THE weather in Johannesburg this past weekend has matched the mood of many cricket supporters these past few days – grim.
It shouldn’t be, not in a season when the South African cricket side has bounced back so magnificently following all the trials and tribulations of the 2015/16 summer. There is much to celebrate – a Test series win against New Zealand, a whitewash of the World Cup holders Australia in a One-Day series, a Test series win in Australia and another Test series win against Sri Lanka. And yet, less than a week on from what Faf du Plessis described as a “pretty perfect performance”, in the New Year’s Test, the mood in local cricket circles is a dark one, the damage done and still to be done to the local game as a Kolpak exodus seemingly gathers steam leaving many glum.
So the onus shifts to those who will take to the Wanderers on Thursday to turn attention back onto what the Proteas have done well so far this season and in the case of one individual it’s an opportunity to celebrate a milestone in the career of one of best to don the dark green cap.
Hashim Amla will become the eighth South African to play 100 Tests and that landmark arrives at interesting point in his career.
Amla’s form lately has, by comparison with the rest of his illustrious career, been poor. It’s been 10 innings since he last reached 50, while his last Test hundred was against England a year ago. To be fair to Amla, it’s not as if his run of low scores has been down to any rash shots, just that in Josh Hazlewood – who dismissed him in all five innings in Australia – and Sri Lanka’s Suranga Lakmal he’s come up against a pair of seamers that have bowled in the right channel every time. And then of course the ball he got in the first innings at Newlands from Sri Lankan rookie Lahiru Kumara was a peach.
As various teammates and one former colleague in the shape of Jacques Kallis have mentioned, a big one is just around the corner for Amla and many will be hoping he can mark the occasion of his 100th match with something special.

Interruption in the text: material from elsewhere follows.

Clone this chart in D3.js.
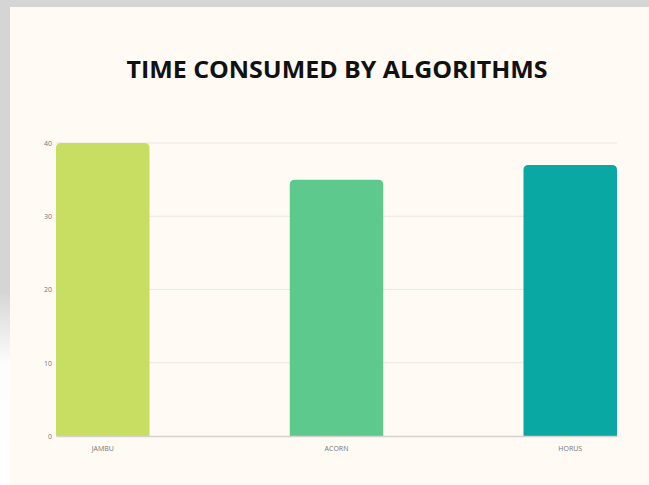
<!DOCTYPE html>
<html>
<head>
<meta charset="utf-8">
<script src="https://cdn.jsdelivr.net/npm/d3@7"></script>
<style>
  body { margin: 0; background: #d5d5d5; }
  svg { display: block; }
</style>
</head>
<body>
<div id="chart"></div>
<script>
// data
var categories = ["JAMBU", "ACORN", "HORUS"];
var values = [40, 35, 37];
var bar_colors = ["#c8de62", "#5ec98c", "#0aa8a2"];
var y_ticks = [0, 10, 20, 30, 40];
var title = "TIME CONSUMED BY ALGORITHMS";

var W = 649, H = 485;

var svg = d3.select("#chart")
    .append("svg")
    .attr("width", W)
    .attr("height", H);

// left strip fades to white lower down
var defs = svg.append("defs");
var grad = defs.append("linearGradient")
    .attr("id", "strip")
    .attr("x1", 0).attr("y1", 0).attr("x2", 0).attr("y2", 1);
grad.append("stop").attr("offset", "0.6").attr("stop-color", "#d5d5d5");
grad.append("stop").attr("offset", "0.75").attr("stop-color", "#fdfdfd");
grad.append("stop").attr("offset", "1").attr("stop-color", "#ffffff");

svg.append("rect")
    .attr("x", 0).attr("y", 0)
    .attr("width", 10).attr("height", H)
    .attr("fill", "url(#strip)");

// cream card
svg.append("rect")
    .attr("x", 10).attr("y", 7)
    .attr("width", W - 10).attr("height", H - 7)
    .attr("fill", "#fffaf4");

svg.append("text")
    .attr("x", 337)
    .attr("y", 78)
    .attr("text-anchor", "middle")
    .attr("font-family", "Open Sans, sans-serif")
    .attr("font-weight", 700)
    .attr("font-size", 24)
    .attr("textLength", 421)
    .attr("lengthAdjust", "spacingAndGlyphs")
    .attr("fill", "#111")
    .text(title);

var x = d3.scaleBand()
    .domain(categories)
    .range([56, 617])
    .paddingInner(0.6)
    .paddingOuter(0);

var y = d3.scaleLinear()
    .domain([0, 40])
    .range([436, 143]);

// grid lines
svg.append("g")
    .selectAll("line")
    .data(y_ticks.filter(d => d > 0))
    .join("line")
    .attr("x1", 56)
    .attr("x2", 617)
    .attr("y1", d => y(d))
    .attr("y2", d => y(d))
    .attr("stroke", "#ebe6e1")
    .attr("stroke-width", 1);

// y axis labels
var yAxis = svg.append("g")
    .attr("transform", "translate(52,0)")
    .call(d3.axisLeft(y).tickValues(y_ticks).tickSize(0).tickPadding(0));
yAxis.select(".domain").remove();
yAxis.selectAll("text")
    .attr("font-family", "Open Sans, sans-serif")
    .attr("font-size", 7)
    .attr("fill", "#777");

// bars with rounded tops
var r = 5;
svg.append("g")
    .selectAll("path")
    .data(categories)
    .join("path")
    .attr("d", function (d, i) {
        var x0 = x(d), w = x.bandwidth();
        var top = y(values[i]), bottom = y(0);
        return "M" + x0 + "," + bottom +
            "V" + (top + r) +
            "Q" + x0 + "," + top + " " + (x0 + r) + "," + top +
            "H" + (x0 + w - r) +
            "Q" + (x0 + w) + "," + top + " " + (x0 + w) + "," + (top + r) +
            "V" + bottom + "Z";
    })
    .attr("fill", (d, i) => bar_colors[i]);

// baseline and category labels
var xAxis = svg.append("g")
    .attr("transform", "translate(0," + y(0) + ")")
    .call(d3.axisBottom(x).tickSize(0).tickPadding(10));
xAxis.select(".domain")
    .attr("stroke", "#d6d1cc")
    .attr("stroke-width", 1.5);
xAxis.selectAll("text")
    .attr("font-family", "Open Sans, sans-serif")
    .attr("font-size", 7)
    .attr("fill", "#777");
</script>
</body>
</html>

The other major talking point in the build up to the final Test is who will replace Kyle Abbott in the starting XI. If the Proteas’ recent history is to be followed, it should be Wayne Parnell, who has got some game time under his belt having participated in the Cape Cobras’s Sunfoil Series match against the Lions that finished in Oudtshoorn yesterday. Parnell bowled 48.3 overs and picked up six wickets.
Meanwhile Duanne Olivier, called up to the squad last week, didn’t get onto the field at all in Bloemfontein where the Knights’ match against the Titans was called off after two days owing to inclement weather. Nevertheless he has a season of excellent work behind him and as the Sunfoil Series’ leading wicket taker his call-up is certainly justified. Olivier, and Parnell for that matter, will find the Wanderers to their liking.

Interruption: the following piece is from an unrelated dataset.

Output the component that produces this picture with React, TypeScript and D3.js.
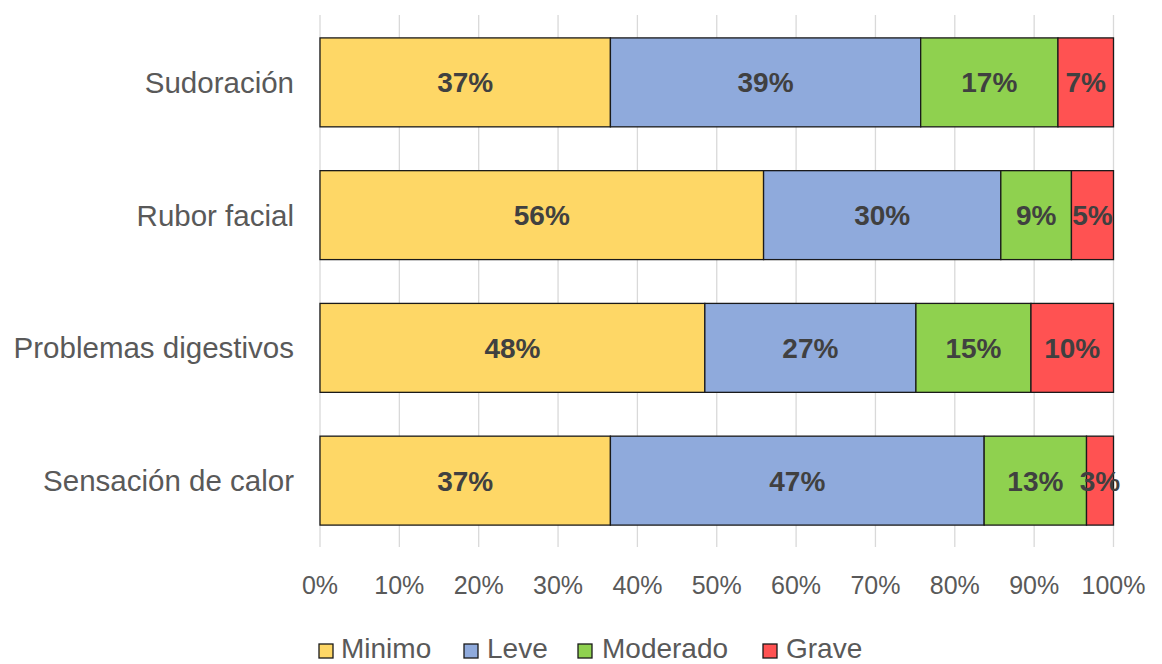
import React from "react";
import * as d3 from "d3";

const categories = ["Sudoración", "Rubor facial", "Problemas digestivos", "Sensación de calor"];
const seriesNames = ["Minimo", "Leve", "Moderado", "Grave"];
const minimo = [36.6, 55.9, 48.5, 36.6];
const leve = [39.1, 29.9, 26.6, 47.1];
const moderado = [17.3, 8.9, 14.5, 12.9];
const grave = [7.0, 5.3, 10.4, 3.4];
const labels = [
  ["37%", "39%", "17%", "7%"],
  ["56%", "30%", "9%", "5%"],
  ["48%", "27%", "15%", "10%"],
  ["37%", "47%", "13%", "3%"],
];
const ticks = [0, 10, 20, 30, 40, 50, 60, 70, 80, 90, 100];
const colors = ["#FED766", "#8FAADC", "#8FD14F", "#FF5252"];

const W = 1162;
const H = 664;
const FONT = "'Liberation Sans', Arial, sans-serif";

export default function App() {
  const x = d3.scaleLinear().domain([0, 100]).range([320, 1113.5]);
  const y = d3
    .scaleBand<string>()
    .domain(categories)
    .range([16, 547])
    .paddingInner(0.33)
    .paddingOuter(0.165);

  const rows = categories.map((c, i) => ({
    cat: c,
    Minimo: minimo[i],
    Leve: leve[i],
    Moderado: moderado[i],
    Grave: grave[i],
  }));
  const stack = d3.stack<any>().keys(seriesNames)(rows);

  const legendItems = [
    { sq: 319, tx: 341 },
    { sq: 464, tx: 487 },
    { sq: 578, tx: 602 },
    { sq: 763, tx: 786 },
  ];

  return (
    <svg
      width={W}
      height={H}
      style={{ position: "absolute", left: 0, top: 0, background: "#fff" }}
      fontFamily={FONT}
    >
      <rect x={0} y={0} width={W} height={H} fill="#fff" />
      {ticks.map((t) => (
        <line
          key={"g" + t}
          x1={x(t)}
          x2={x(t)}
          y1={15}
          y2={547}
          stroke="#d9d9d9"
          strokeWidth={1.3}
        />
      ))}
      {stack.map((s, si) =>
        s.map((d, ci) => {
          const y0 = y(categories[ci])!;
          const x0 = x(d[0]);
          const x1 = x(d[1]);
          return (
            <g key={si + "-" + ci}>
              <rect
                x={x0}
                y={y0}
                width={x1 - x0}
                height={y.bandwidth()}
                fill={colors[si]}
                stroke="#1a1a1a"
                strokeWidth={1.3}
              />
            </g>
          );
        })
      )}
      {stack.map((s, si) =>
        s.map((d, ci) => {
          const y0 = y(categories[ci])!;
          const x0 = x(d[0]);
          const x1 = x(d[1]);
          return (
            <text
              key={"l" + si + "-" + ci}
              x={(x0 + x1) / 2}
              y={y0 + y.bandwidth() / 2}
              dy="0.36em"
              textAnchor="middle"
              fontSize={28}
              fontWeight="bold"
              fill="#404040"
            >
              {labels[ci][si]}
            </text>
          );
        })
      )}
      {categories.map((c) => (
        <text
          key={"c" + c}
          x={294}
          y={y(c)! + y.bandwidth() / 2}
          dy="0.36em"
          textAnchor="end"
          fontSize={29.5}
          fill="#595959"
        >
          {c}
        </text>
      ))}
      {ticks.map((t) => (
        <text
          key={"t" + t}
          x={x(t)}
          y={594}
          textAnchor="middle"
          fontSize={25}
          fill="#595959"
        >
          {t + "%"}
        </text>
      ))}
      {seriesNames.map((n, i) => (
        <g key={"lg" + n}>
          <rect
            x={legendItems[i].sq}
            y={644}
            width={14}
            height={14}
            fill={colors[i]}
            stroke="#1a1a1a"
            strokeWidth={1.3}
          />
          <text x={legendItems[i].tx} y={658} fontSize={28} fill="#595959">
            {n}
          </text>
        </g>
      ))}
    </svg>
  );
}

Despite the inclement weather groundsman Bethuel Buthelezi is sure to have the pitch in good shape to favour the seamers as has been the case for the first two matches in Port Elizabeth and Cape Town. The Wanderers will of course probably be quicker and offer more carry than was the case at the two coastal venues.

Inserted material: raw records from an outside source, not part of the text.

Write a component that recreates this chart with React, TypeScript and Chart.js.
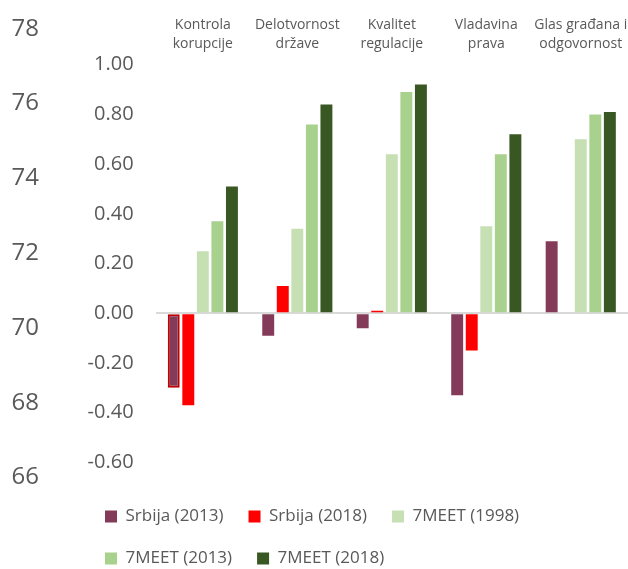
import React, { useEffect, useRef } from "react";
import { Chart, registerables } from "chart.js";

Chart.register(...registerables);

// ---- data ----
const categories: string[][] = [
  ["Kontrola", "korupcije"],
  ["Delotvornost", "države"],
  ["Kvalitet", "regulacije"],
  ["Vladavina", "prava"],
  ["Glas građana i", "odgovornost"],
];
const seriesNames = ["Srbija (2013)", "Srbija (2018)", "7MEET (1998)", "7MEET (2013)", "7MEET (2018)"];
const srbija2013 = [-0.3, -0.09, -0.06, -0.33, 0.29];
const srbija2018: (number | null)[] = [-0.37, 0.11, 0.01, -0.15, null];
const meet1998 = [0.25, 0.34, 0.64, 0.35, 0.7];
const meet2013 = [0.37, 0.76, 0.89, 0.64, 0.8];
const meet2018 = [0.51, 0.84, 0.92, 0.72, 0.81];
const innerTicks = [-0.6, -0.4, -0.2, 0, 0.2, 0.4, 0.6, 0.8, 1.0];
const outerTicks = [66, 68, 70, 72, 74, 76, 78];

// ---- styles ----
const colors = ["#843B5A", "#FF0000", "#C6E0B4", "#A9D18E", "#385723"];
const textColor = "#595959";
const fontFamily = "'Open Sans', 'Noto Sans', sans-serif";

const legendShift = {
  id: "legendShift",
  afterLayout(chart: any) {
    const lg = chart.legend;
    if (!lg) return;
    const w = lg.width;
    lg.left = 80;
    lg.right = 80 + w;
    lg.top += 4;
    lg.bottom += 4;
  },
};

export default function App() {
  const ref = useRef<HTMLCanvasElement | null>(null);

  useEffect(() => {
    if (!ref.current) return;
    Chart.defaults.font.family = fontFamily;
    Chart.defaults.color = textColor;
    const values = [srbija2013, srbija2018, meet1998, meet2013, meet2018];
    const chart = new Chart(ref.current, {
      type: "bar",
      data: {
        labels: categories,
        datasets: values.map((d, i) => ({
          label: seriesNames[i],
          data: d,
          xAxisID: "x",
          yAxisID: "y",
          backgroundColor: colors[i],
          borderColor: (ctx: any) =>
            i === 0 && ctx.type === "data" && ctx.dataIndex === 0 ? "#C00000" : "rgba(0,0,0,0)",
          borderWidth: (ctx: any) => (i === 0 && ctx.type === "data" && ctx.dataIndex === 0 ? 2 : 0),
          borderSkipped: false,
          categoryPercentage: 0.77,
          barPercentage: 0.82,
        })),
      },
      options: {
        responsive: false,
        animation: false,
        devicePixelRatio: 1,
        layout: { padding: { top: 20, left: 0, right: 0, bottom: -4 } },
        scales: {
          x: {
            type: "category",
            position: { y: 1.2 } as any,
            afterFit: (scale: any) => {
              scale.height = 0;
              scale.paddingLeft = 0;
              scale.paddingRight = 0;
            },
            grid: { display: false, drawTicks: false },
            border: { display: false },
            ticks: {
              autoSkip: false,
              maxRotation: 0,
              minRotation: 0,
              padding: 0,
              color: textColor,
              font: { size: 14, lineHeight: 1.36 },
            },
          },
          y: {
            type: "linear",
            position: "left",
            weight: 0,
            min: -0.6668,
            max: 1.18,
            afterBuildTicks: (scale: any) => {
              scale.ticks = innerTicks.map((v) => ({ value: v }));
            },
            afterFit: (scale: any) => {
              scale.width = 72.6;
              scale.paddingTop = 0;
              scale.paddingBottom = 0;
            },
            grid: {
              drawTicks: false,
              lineWidth: 2,
              color: (ctx: any) =>
                ctx.tick && Math.abs(ctx.tick.value) < 1e-9 ? "#D9D9D9" : "rgba(0,0,0,0)",
            },
            border: { display: false },
            ticks: {
              padding: 22,
              color: textColor,
              font: { size: 20 },
              callback: (v: any) => Number(v).toFixed(2),
            },
          },
          yOuter: {
            type: "linear",
            position: "left",
            weight: 1,
            min: 65.96,
            max: 78.233,
            afterBuildTicks: (scale: any) => {
              scale.ticks = outerTicks.map((v) => ({ value: v }));
            },
            afterFit: (scale: any) => {
              scale.width = 83;
              scale.paddingTop = 0;
              scale.paddingBottom = 0;
            },
            grid: { display: false, drawTicks: false },
            border: { display: false },
            ticks: {
              padding: 44,
              color: textColor,
              font: { size: 24 },
              callback: (v: any) => String(v),
            },
          },
        },
        plugins: {
          tooltip: { enabled: false },
          legend: {
            position: "bottom",
            align: "start",
            fullSize: false,
            labels: {
              boxWidth: 12,
              boxHeight: 12,
              padding: 25,
              color: textColor,
              font: { size: 17 },
              generateLabels: (chart: any) =>
                Chart.defaults.plugins.legend.labels
                  .generateLabels(chart)
                  .map((l: any) => ({ ...l, lineWidth: 0, strokeStyle: "rgba(0,0,0,0)" })),
            },
          },
        },
      },
      plugins: [legendShift],
    } as any);
    return () => chart.destroy();
  }, []);

  return (
    <div style={{ position: "absolute", left: 0, top: 0, width: 628, height: 569 }}>
      <canvas ref={ref} width={628} height={569} />
    </div>
  );
}
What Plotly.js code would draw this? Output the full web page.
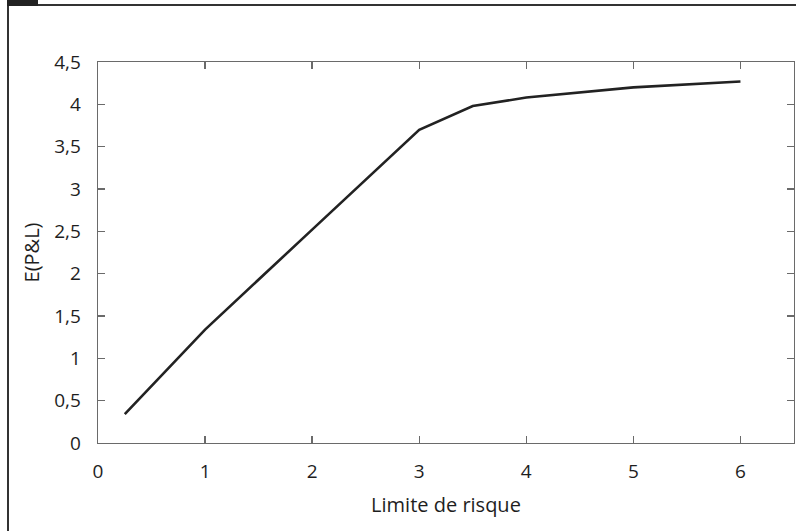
<!DOCTYPE html>
<html>
<head>
<meta charset="utf-8">
<script src="https://cdn.plot.ly/plotly-3.0.1.min.js"></script>
<style>
  html, body { margin: 0; padding: 0; background: #fff; }
  #wrap { position: relative; width: 798px; height: 531px; overflow: hidden; }
  #chart { position: absolute; left: 0; top: 0; width: 798px; height: 531px; }
  .frame-top { position: absolute; left: 7px; top: 4px; width: 789px; height: 2px; background: #333; }
  .frame-left { position: absolute; left: 7px; top: 4px; width: 1.5px; height: 527px; background: #333; }
  .tab { position: absolute; left: 7px; top: 0; width: 31px; height: 6px; background: #222; }
</style>
</head>
<body>
<div id="wrap">
  <div id="chart"></div>
  <div class="frame-top"></div>
  <div class="frame-left"></div>
  <div class="tab"></div>
</div>
<script>
// Data
const riskLimit = [0.25, 1, 2, 3, 3.5, 4, 5, 6];
const expectedPnL = [0.34, 1.34, 2.52, 3.70, 3.98, 4.08, 4.20, 4.27];

const xTickVals = [0, 1, 2, 3, 4, 5, 6];
const xTickText = ['0', '1', '2', '3', '4', '5', '6'];
const yTickVals = [0, 0.5, 1, 1.5, 2, 2.5, 3, 3.5, 4, 4.5];
const yTickText = ['0', '0,5', '1', '1,5', '2', '2,5', '3', '3,5', '4', '4,5'];

const xTitle = 'Limite de risque';
const yTitle = 'E(P&L)';

const FONT = '"Open Sans", Lato, "DejaVu Sans", sans-serif';

const trace = {
  x: riskLimit,
  y: expectedPnL,
  type: 'scatter',
  mode: 'lines',
  line: { color: '#222222', width: 2.6 },
  hoverinfo: 'none'
};

const axisCommon = {
  showgrid: false,
  zeroline: false,
  showline: true,
  linecolor: '#6a6a6a',
  linewidth: 1.3,
  mirror: 'allticks',
  ticks: 'inside',
  ticklen: 7,
  tickwidth: 1.3,
  tickcolor: '#6a6a6a',
  tickfont: { family: FONT, size: 19, color: '#1e1e1e' },
  fixedrange: true
};

const layout = {
  width: 798,
  height: 531,
  margin: { l: 97.5, r: 4, t: 62, b: 88, pad: 0 },
  paper_bgcolor: '#ffffff',
  plot_bgcolor: '#ffffff',
  showlegend: false,
  font: { family: FONT, color: '#1e1e1e' },
  xaxis: Object.assign({}, axisCommon, {
    range: [0, 6.5],
    tickmode: 'array',
    tickvals: xTickVals,
    ticktext: xTickText,
    ticklabelstandoff: 11,
    title: { text: xTitle, font: { family: FONT, size: 20, color: '#1e1e1e' }, standoff: 15 }
  }),
  yaxis: Object.assign({}, axisCommon, {
    range: [0, 4.5],
    tickmode: 'array',
    tickvals: yTickVals,
    ticktext: yTickText,
    ticklabelstandoff: 12,
    title: { text: yTitle, font: { family: FONT, size: 20, color: '#1e1e1e' }, standoff: 9 }
  })
};

Plotly.newPlot('chart', [trace], layout, { staticPlot: true, displayModeBar: false });
</script>
</body>
</html>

Du Plessis spoke about the importance of South Africa “maximising home conditions,” just as many other international sides have done in recent years. And while the pitches in Cape Town and PE were hardly ‘green mambas’ they suited the Proteas more than they did the Sri Lankans.
Du Plessis is targeting a series whitewash. In nearly 130 years of Test play, South Africa has only swept a series (of three or more matches) on three occasions.
The target from Thursday will be to make it four and hopefully give the South African cricket public something else to think about besides Kolpak.
TARGET IN MIND: Faf du Plessis and his Protea team want to blank Sri Lanka at the Wanderers to secure their fourth Test series whitewash, and celebrate Hashim Amla’s 100th Test match in style.